Je suis un peu interloqué. J'admets certes l'explication technique de M. Lefrand, qui nous dit qu'il est confus de mentionner territoire de santé et secteur dans le même alinéa. Nous savons que le territoire de santé est plus large que le secteur psychiatrique.
Mais l'explication de Mme la secrétaire d'État me glace le sang ! Elle m'oppose le fait qu'il y a beaucoup d'autres types de prise en charge que dans le cadre du secteur. Mais cela, nous le savions, cela existe depuis toujours. Il y a des établissements privés à but non lucratif qui ne sont pas sectorisés, par exemple les hôpitaux de la fédération des Croix-Marine, que nous connaissons depuis plus de cent ans. Il y a l'intersecteur, ou les services de psychiatrie dans les CHU, qui n'ont pas de secteur. Même si c'est souvent un secteur, dans les SMPR des prisons, les malades qui sortent de prison sont hors-secteur car ils sont en errance. Il s'agit d'ailleurs d'un vrai problème que nous n'avons pas abordé à l'article précédent.
Nous sommes cependant favorables à ce que cette spécificité du secteur soit reconnue comme étant, pour la plupart des patients, qui ne sont pas dans des conditions particulières, la clé de voûte de l'organisation de l'offre de soins psychiatriques dans ce pays, même si l'on sait que des gens continueront d'aller dans tel ou tel service hospitalo-universitaire qui contient un service de psychiatrie. Ce n'est d'ailleurs pas incompatible avec le secteur, loin de là.
Mais à force de le caresser, de l'admirer, et de dire qu'il est formidable, nous sommes ici en train de noyer le secteur dans d'autres choses. Je suis donc extrêmement inquiet, parce que l'on va faire des économies d'échelle, les équipes vont être rassemblées sur un territoire de santé très vaste, et cela sera la fin du secteur.
Avec mon collègue Malherbe, nous avons signé ensemble la création d'une communauté hospitalière de territoire qui va se mettre en place. Nous sommes dans un domaine de coopération entre hôpitaux, et nous en sommes très heureux, puisqu'à quelque cinquante kilomètres de Paris, l'hôpital de sa commune accueille aussi des malades parisiens. Nous sommes donc tout à fait conscients de ces problèmes, mais il n'empêche que le secteur doit rester la clé de voûte de l'organisation psychiatrique de l'offre de soins. Je ne comprends pas ce que vous êtes en train de faire, sinon diluer le secteur dans un ensemble qui existe déjà.

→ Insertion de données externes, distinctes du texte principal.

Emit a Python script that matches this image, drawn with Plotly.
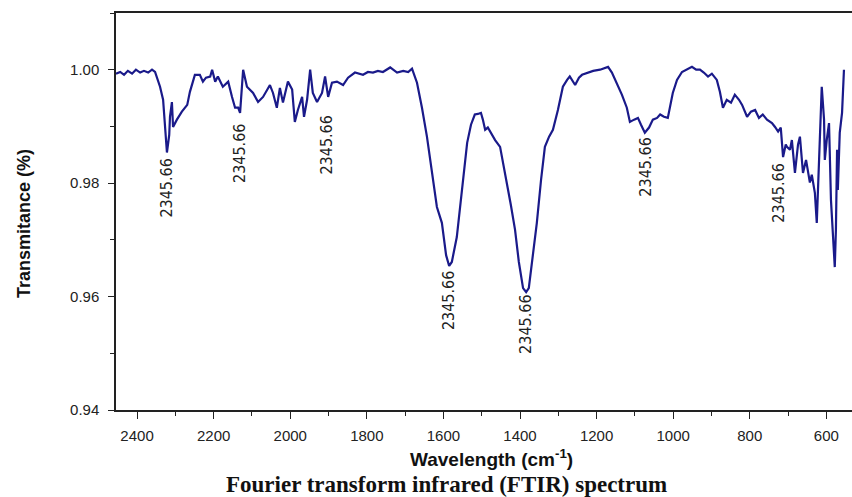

Nous sommes évidemment favorables à toutes les mises en commun quand elles permettent d'être plus efficaces : je pense au problème des urgences, qui dépasse le simple cadre d'un secteur, et peut se poser sur une ville, sur une commune, notamment sur une commune importante qui comporte plusieurs secteurs – nous en savons quelque chose à Paris, et c'est le cas dans bien des villes importantes.
Je ne veux pas ennuyer le rapporteur dans cette affaire, mais je maintiens le désir que la sectorisation psychiatrique soit rappelée dans ce texte, et les explications de la ministre, non seulement ne nous ont pas convaincus, mais indiquent au contraire que quelque chose se prépare qui ne semble pas tout à fait bon. Puisque l'on parle de psychiatrie, il ne s'agit pas de paranoïa, mais d'une vieille habitude de ce qui se trame dans les couloirs du ministère de la santé.